Merujuk pada sepangalan arti daripada Surah Q.S AN-NUR 30-31 “katakanlah kepada orang laki-laki yang beriman, hendaklah mereka menahan pandangannya, dan memilihara kemaluannya. Lalu katakanlah kepada setiap wanita beriman, hendaklah mereka menahan pandangannya dan memilihara kemaluannya, dan janganlah mereka menampakan perhiasan kecuali yang biasa nampak daripadanya.”
Berbagai literatur dalam ruang lingkungan hidup islam bisa disimpulkan laki-laki dan perempuan pihak yang semestinya berada pada posisi semestinya sadar diri dan tahu diri. Lalu siapa yang disalahkan ketika sebuah wilayah melonjak angka pada kekerasan seksual pada perempuan? Sendangkan upaya-upaya penganan terhadap kasus kekerasan seksual dinilai kurang optimal terutama dalam dramatisasi perjuangan perempuan memperoleh keadilan diberbagai aspek semakin buruk dalam kepala kotor yang mengakibatkan berlarut-larutnya kasus-kasus kekerasan seksual apalagi soal kritis hukum indonesia mengenai perempuan pun masih menjadi problematika seperti halnya yang pernah digunakan untuk mengatasi masalah kejahatan terhadap perempuan semata-mata hanya tertandatangan diatas lembaran putih bahkan sampai saat ini kasus-kasus kekerasan seksual yang terjadi sulit untuk diselesaikan secara keadilan dipayung berbagai lembaga yang membuat kekerasaan tidak berhenti begitu saja.
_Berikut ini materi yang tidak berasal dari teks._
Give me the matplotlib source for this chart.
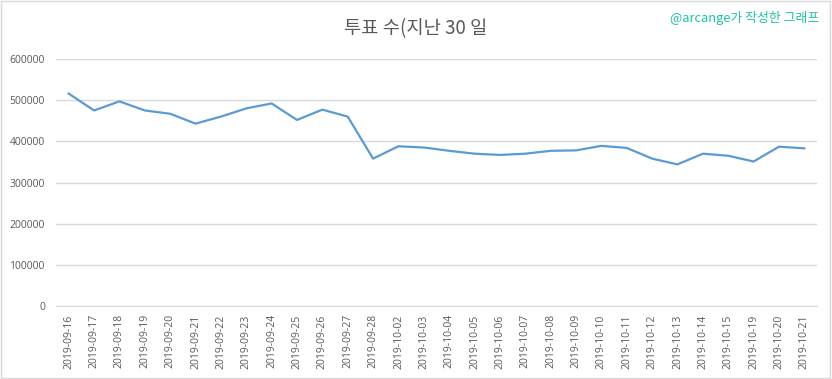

Diluar daripada itu negara seharusnya tidak boleh menunda-nunda kebijakan dalam menghapus kekerasan seksual terhadap perempuan yang mengelami kekerasan sebagaimana mestinya, negera seharusnya pula memberikan akses kepada setiap perempuan yang mengelami kekerasan berupa mekanisme peradilan yang dijamin pada perundang-undang. Dan harus menyadari tiada cara lain yang menyadarkan predator kelamin untuk melampiaskan hasratnya selain memberikan hukuman yang jera seperti halnya hukuman kebiri pun mati.